==== MATERIAL PROVIDED ====

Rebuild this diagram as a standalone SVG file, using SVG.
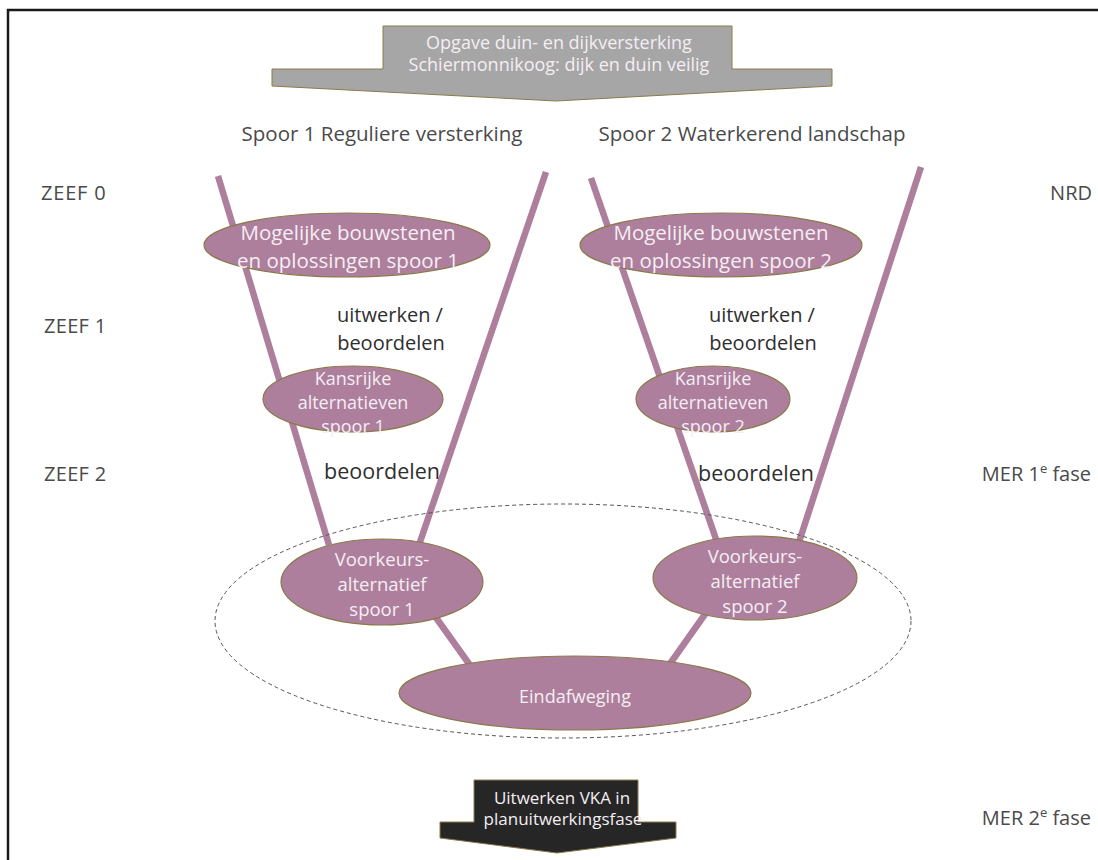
<svg xmlns="http://www.w3.org/2000/svg" width="1098" height="860" viewBox="0 0 1098 860">
<style>
.frame{fill:none;stroke:#1a1a1a;stroke-width:2.5}
.node{fill:#ad7f9d;stroke:#8a7a4a;stroke-width:1.2}
.wl{fill:#f5eef3;font-family:"Open Sans",Lato,sans-serif;text-anchor:middle}
.lbl{fill:#4a4a4a;font-family:"Open Sans",Lato,sans-serif}
.dk{fill:#2e2e2e;font-family:"Open Sans",Lato,sans-serif;text-anchor:middle}
.funnel{stroke:#ad7f9d;stroke-width:6.5;fill:none}
.dash{fill:none;stroke:#555;stroke-width:1;stroke-dasharray:4 3}
</style>
<rect x="0" y="0" width="1098" height="860" fill="#fff"/>
<path class="frame" d="M8 860 V10 H1098"/>

<g id="top-arrow">
<path d="M383 26 H732 V69 H832 V86 L556 101 L272 86 V69 H383 Z" fill="#a6a6a6" stroke="#8a7a4a" stroke-width="1"/>
<text class="wl" x="559" y="49" font-size="18">Opgave duin- en dijkversterking</text>
<text class="wl" x="559" y="71" font-size="18">Schiermonnikoog: dijk en duin veilig</text>
</g>

<g id="spoor-labels">
<text class="lbl" x="382" y="141" font-size="20.5" text-anchor="middle">Spoor 1 Reguliere versterking</text>
<text class="lbl" x="752" y="141" font-size="20.5" text-anchor="middle">Spoor 2 Waterkerend landschap</text>
</g>

<g id="side-labels" font-size="20">
<text class="lbl" x="41" y="200" letter-spacing="0.8">ZEEF 0</text>
<text class="lbl" x="44" y="333" letter-spacing="0.3">ZEEF 1</text>
<text class="lbl" x="44" y="481" letter-spacing="0.3">ZEEF 2</text>
<text class="lbl" x="1092" y="200" text-anchor="end">NRD</text>
<text class="lbl" x="1091" y="481" text-anchor="end">MER 1<tspan font-size="13" dy="-8">e</tspan><tspan dy="8"> fase</tspan></text>
<text class="lbl" x="1091" y="825" text-anchor="end">MER 2<tspan font-size="13" dy="-8">e</tspan><tspan dy="8"> fase</tspan></text>
</g>

<g id="connectors">
<line class="funnel" x1="218" y1="176" x2="329" y2="545"/>
<line class="funnel" x1="546" y1="172" x2="419" y2="545"/>
<line class="funnel" x1="591" y1="178" x2="717" y2="542"/>
<line class="funnel" x1="921" y1="167" x2="799" y2="542"/>
<line class="funnel" x1="432" y1="612" x2="472" y2="668"/>
<line class="funnel" x1="708" y1="610" x2="667" y2="668"/>
<ellipse class="dash" cx="563" cy="621" rx="348" ry="117"/>
</g>

<g id="mogelijke-1">
<ellipse class="node" cx="347" cy="245" rx="143" ry="32"/>
<text class="wl" x="348" y="240" font-size="20.5">Mogelijke bouwstenen</text>
<text class="wl" x="348" y="268" font-size="20.5">en oplossingen spoor 1</text>
</g>
<g id="mogelijke-2">
<ellipse class="node" cx="721" cy="245" rx="141" ry="32"/>
<text class="wl" x="721" y="240" font-size="20.5">Mogelijke bouwstenen</text>
<text class="wl" x="721" y="268" font-size="20.5">en oplossingen spoor 2</text>
</g>

<g id="uitwerken-labels" font-size="20">
<text class="dk" x="390" y="322">uitwerken /</text>
<text class="dk" x="391" y="350">beoordelen</text>
<text class="dk" x="762" y="322">uitwerken /</text>
<text class="dk" x="763" y="350">beoordelen</text>
</g>

<g id="kansrijke-1">
<ellipse class="node" cx="353" cy="399" rx="90" ry="33"/>
<text class="wl" x="353" y="385" font-size="18">Kansrijke</text>
<text class="wl" x="353" y="409" font-size="18">alternatieven</text>
<text class="wl" x="353" y="433" font-size="18">spoor 1</text>
</g>
<g id="kansrijke-2">
<ellipse class="node" cx="713" cy="399" rx="77" ry="33"/>
<text class="wl" x="713" y="385" font-size="18">Kansrijke</text>
<text class="wl" x="713" y="409" font-size="18">alternatieven</text>
<text class="wl" x="713" y="433" font-size="18">spoor 2</text>
</g>

<g id="beoordelen-labels" font-size="21.5">
<text class="dk" x="382" y="479">beoordelen</text>
<text class="dk" x="756" y="481">beoordelen</text>
</g>

<g id="voorkeur-1">
<ellipse class="node" cx="382" cy="582" rx="101" ry="43"/>
<text class="wl" x="382" y="566" font-size="18.5">Voorkeurs-</text>
<text class="wl" x="382" y="591" font-size="18.5">alternatief</text>
<text class="wl" x="382" y="616" font-size="18.5">spoor 1</text>
</g>
<g id="voorkeur-2">
<ellipse class="node" cx="755" cy="578" rx="102" ry="42"/>
<text class="wl" x="755" y="563" font-size="18.5">Voorkeurs-</text>
<text class="wl" x="755" y="588" font-size="18.5">alternatief</text>
<text class="wl" x="755" y="613" font-size="18.5">spoor 2</text>
</g>

<g id="eindafweging">
<ellipse class="node" cx="575" cy="693" rx="176" ry="37"/>
<text class="wl" x="575" y="703" font-size="18">Eindafweging</text>
</g>

<g id="bottom-arrow">
<path d="M474 780 H638 V822 H676 V838 L557 853 L440 838 V822 H474 Z" fill="#262626" stroke="#8a7a4a" stroke-width="1"/>
<text class="wl" x="562" y="804" font-size="17">Uitwerken VKA in</text>
<text class="wl" x="563" y="825" font-size="17">planuitwerkingsfase</text>
</g>
</svg>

====

## EXERCISE OBJECTIVE
Copy out all the data exactly; skip the pictures.

## EXERCISE ANSWER
Rebuild this diagram as a standalone SVG file, using SVG.
<svg xmlns="http://www.w3.org/2000/svg" width="1098" height="860" viewBox="0 0 1098 860">
<style>
.frame{fill:none;stroke:#1a1a1a;stroke-width:2.5}
.node{fill:#ad7f9d;stroke:#8a7a4a;stroke-width:1.2}
.wl{fill:#f5eef3;font-family:"Open Sans",Lato,sans-serif;text-anchor:middle}
.lbl{fill:#4a4a4a;font-family:"Open Sans",Lato,sans-serif}
.dk{fill:#2e2e2e;font-family:"Open Sans",Lato,sans-serif;text-anchor:middle}
.funnel{stroke:#ad7f9d;stroke-width:6.5;fill:none}
.dash{fill:none;stroke:#555;stroke-width:1;stroke-dasharray:4 3}
</style>
<rect x="0" y="0" width="1098" height="860" fill="#fff"/>
<path class="frame" d="M8 860 V10 H1098"/>

<g id="top-arrow">
<path d="M383 26 H732 V69 H832 V86 L556 101 L272 86 V69 H383 Z" fill="#a6a6a6" stroke="#8a7a4a" stroke-width="1"/>
<text class="wl" x="559" y="49" font-size="18">Opgave duin- en dijkversterking</text>
<text class="wl" x="559" y="71" font-size="18">Schiermonnikoog: dijk en duin veilig</text>
</g>

<g id="spoor-labels">
<text class="lbl" x="382" y="141" font-size="20.5" text-anchor="middle">Spoor 1 Reguliere versterking</text>
<text class="lbl" x="752" y="141" font-size="20.5" text-anchor="middle">Spoor 2 Waterkerend landschap</text>
</g>

<g id="side-labels" font-size="20">
<text class="lbl" x="41" y="200" letter-spacing="0.8">ZEEF 0</text>
<text class="lbl" x="44" y="333" letter-spacing="0.3">ZEEF 1</text>
<text class="lbl" x="44" y="481" letter-spacing="0.3">ZEEF 2</text>
<text class="lbl" x="1092" y="200" text-anchor="end">NRD</text>
<text class="lbl" x="1091" y="481" text-anchor="end">MER 1<tspan font-size="13" dy="-8">e</tspan><tspan dy="8"> fase</tspan></text>
<text class="lbl" x="1091" y="825" text-anchor="end">MER 2<tspan font-size="13" dy="-8">e</tspan><tspan dy="8"> fase</tspan></text>
</g>

<g id="connectors">
<line class="funnel" x1="218" y1="176" x2="329" y2="545"/>
<line class="funnel" x1="546" y1="172" x2="419" y2="545"/>
<line class="funnel" x1="591" y1="178" x2="717" y2="542"/>
<line class="funnel" x1="921" y1="167" x2="799" y2="542"/>
<line class="funnel" x1="432" y1="612" x2="472" y2="668"/>
<line class="funnel" x1="708" y1="610" x2="667" y2="668"/>
<ellipse class="dash" cx="563" cy="621" rx="348" ry="117"/>
</g>

<g id="mogelijke-1">
<ellipse class="node" cx="347" cy="245" rx="143" ry="32"/>
<text class="wl" x="348" y="240" font-size="20.5">Mogelijke bouwstenen</text>
<text class="wl" x="348" y="268" font-size="20.5">en oplossingen spoor 1</text>
</g>
<g id="mogelijke-2">
<ellipse class="node" cx="721" cy="245" rx="141" ry="32"/>
<text class="wl" x="721" y="240" font-size="20.5">Mogelijke bouwstenen</text>
<text class="wl" x="721" y="268" font-size="20.5">en oplossingen spoor 2</text>
</g>

<g id="uitwerken-labels" font-size="20">
<text class="dk" x="390" y="322">uitwerken /</text>
<text class="dk" x="391" y="350">beoordelen</text>
<text class="dk" x="762" y="322">uitwerken /</text>
<text class="dk" x="763" y="350">beoordelen</text>
</g>

<g id="kansrijke-1">
<ellipse class="node" cx="353" cy="399" rx="90" ry="33"/>
<text class="wl" x="353" y="385" font-size="18">Kansrijke</text>
<text class="wl" x="353" y="409" font-size="18">alternatieven</text>
<text class="wl" x="353" y="433" font-size="18">spoor 1</text>
</g>
<g id="kansrijke-2">
<ellipse class="node" cx="713" cy="399" rx="77" ry="33"/>
<text class="wl" x="713" y="385" font-size="18">Kansrijke</text>
<text class="wl" x="713" y="409" font-size="18">alternatieven</text>
<text class="wl" x="713" y="433" font-size="18">spoor 2</text>
</g>

<g id="beoordelen-labels" font-size="21.5">
<text class="dk" x="382" y="479">beoordelen</text>
<text class="dk" x="756" y="481">beoordelen</text>
</g>

<g id="voorkeur-1">
<ellipse class="node" cx="382" cy="582" rx="101" ry="43"/>
<text class="wl" x="382" y="566" font-size="18.5">Voorkeurs-</text>
<text class="wl" x="382" y="591" font-size="18.5">alternatief</text>
<text class="wl" x="382" y="616" font-size="18.5">spoor 1</text>
</g>
<g id="voorkeur-2">
<ellipse class="node" cx="755" cy="578" rx="102" ry="42"/>
<text class="wl" x="755" y="563" font-size="18.5">Voorkeurs-</text>
<text class="wl" x="755" y="588" font-size="18.5">alternatief</text>
<text class="wl" x="755" y="613" font-size="18.5">spoor 2</text>
</g>

<g id="eindafweging">
<ellipse class="node" cx="575" cy="693" rx="176" ry="37"/>
<text class="wl" x="575" y="703" font-size="18">Eindafweging</text>
</g>

<g id="bottom-arrow">
<path d="M474 780 H638 V822 H676 V838 L557 853 L440 838 V822 H474 Z" fill="#262626" stroke="#8a7a4a" stroke-width="1"/>
<text class="wl" x="562" y="804" font-size="17">Uitwerken VKA in</text>
<text class="wl" x="563" y="825" font-size="17">planuitwerkingsfase</text>
</g>
</svg>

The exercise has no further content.